Le gain de l’UE : 70,5 milliards de dollars
La Conférence des Nations Unies sur le commerce et le développement (Cnuced), estime que 82 % des 250 milliards de dollars d’exportations chinoises concernées par les droits de douane américains seront captés par des entreprises d’autres pays, et que 85 % des 110 milliards de dollars d’exportations américaines assujetties aux droits de douane chinois seront également captés par des entreprises de pays tiers. Au profit des entreprises européennes ? La Cnuced prévoit en effet que l’Union européenne pourrait augmenter ses exportations de 70,5 milliards de dollars. De même, le Mexique pourrait les voir progresser de 27,9 milliards et le Japon de 24,4 milliards.
Pour le premier semestre de 2019 à lui seul, les importations de produits chinois aux Etats-Unis ont déjà baissé de 25%. Une perte de 35 milliards de dollars pour l'Empire du milieu, en partie récupérée par l'Union Européenne, mais aussi le Mexique et Taïwan.
D’après la société d’assurance-crédit Euler Hermes, les entreprises françaises qui exportent dans le secteur des outils et des équipements pourraient trouver des opportunités aux États-Unis et ceux qui exportent dans les secteurs de l’agroalimentaire, la chimie, l’automobile et l’aéronautique pourraient bénéficier d’opportunités en Chine. Ce sont en effet des secteurs dans lesquels nos firmes sont compétitives et pour lesquels la Chine est susceptible de chercher d’autres fournisseurs en remplacement des Américains.

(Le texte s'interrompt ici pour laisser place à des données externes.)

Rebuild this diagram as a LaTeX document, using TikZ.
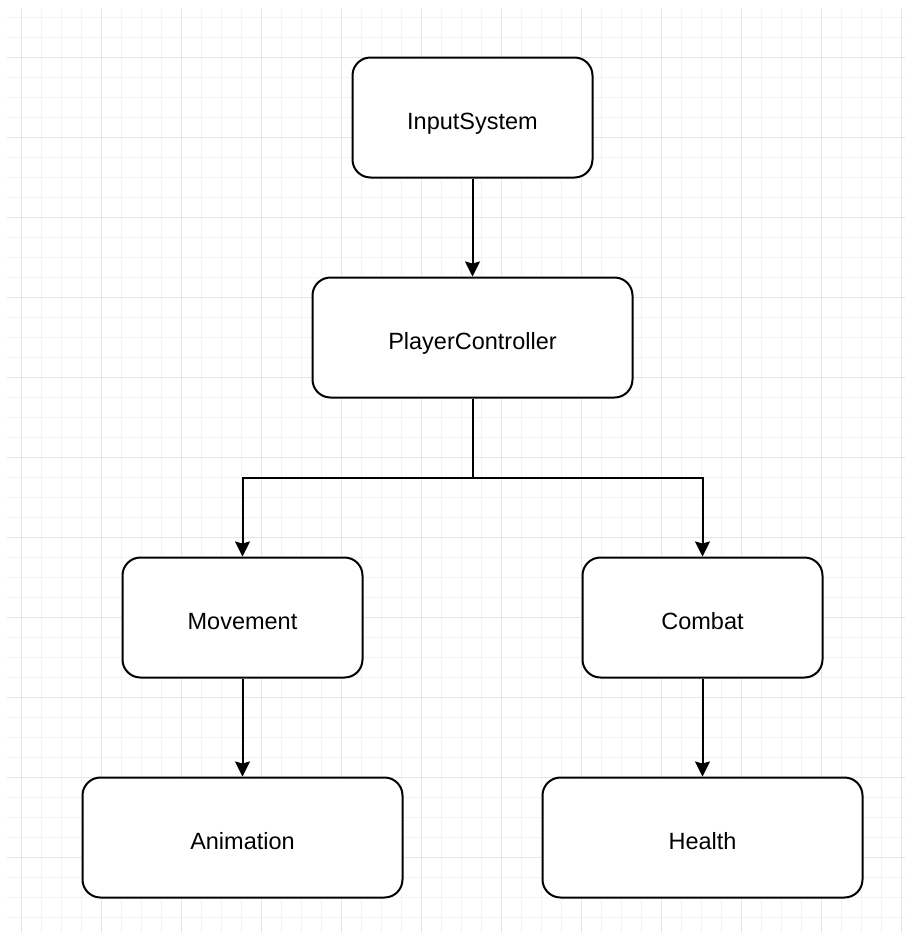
\documentclass[tikz,border=0pt]{standalone}
\usepackage{fontspec}
\setmainfont{Liberation Sans}
\usetikzlibrary{arrows.meta}
\definecolor{gridminor}{HTML}{F3F3F3}
\definecolor{gridmajor}{HTML}{E6E6E6}
\begin{document}
\begin{tikzpicture}[x=1pt,y=-1pt,
  box/.style={draw=black, line width=2pt, rounded corners=18pt, fill=white,
    inner sep=0pt, minimum height=120pt, text height=23pt, text depth=0pt,
    font=\fontsize{23.5}{28}\selectfont},
  narrow/.style={box, minimum width=240pt},
  wide/.style={box, minimum width=320pt},
  link/.style={draw=black, line width=2pt,
    -{Stealth[length=15pt,width=15pt,inset=2pt]}}]
\useasboundingbox[fill=white] (0,0) rectangle (907,935);
% background grid: minor lines every 20, major every 80
\foreach \x in {21.5,41.5,...,903}
  \draw[gridminor, line width=1.2pt] (\x,9) -- (\x,933);
\foreach \y in {17.5,37.5,...,930}
  \draw[gridminor, line width=1.2pt] (7,\y) -- (905,\y);
\foreach \x in {21.5,101.5,...,903}
  \draw[gridmajor, line width=1.4pt] (\x,9) -- (\x,933);
\foreach \y in {57.5,137.5,...,930}
  \draw[gridmajor, line width=1.4pt] (7,\y) -- (905,\y);
% component boxes
\node[narrow] (in)  at (472.5,117.5) {InputSystem};
\node[wide]   (pc)  at (472.5,337.5) {PlayerController};
\node[narrow] (mov) at (242.5,617.5) {Movement};
\node[narrow] (com) at (702.5,617.5) {Combat};
\node[wide]   (ani) at (242.5,837.5) {Animation};
\node[wide]   (hea) at (702.5,837.5) {Health};
% connectors
\coordinate (split) at (472.5,477.5);
\draw[link] (in.south) -- (pc.north);
\draw[link] (pc.south) -- (split) -| (mov.north);
\draw[link] (split) -| (com.north);
\draw[link] (mov.south) -- (ani.north);
\draw[link] (com.south) -- (hea.north);
\end{tikzpicture}
\end{document}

Bref, la carte des échanges mondiaux est en train d’évoluer. Mais attention, en économie, les liens de cause à effet sont toujours multiples. Difficile, donc, de déduire avec certitude qui seront les gagnants et les perdants de l’affrontement, mais une chose est certaine : il perturbe les échanges et les prix et favorise un ralentissement de l’économie mondiale. « La politique économique menée par Donald Trump est en train de bouleverser le commerce mondial, nous sommes probablement en train de changer d’ère », conclut Cécilia Bellora.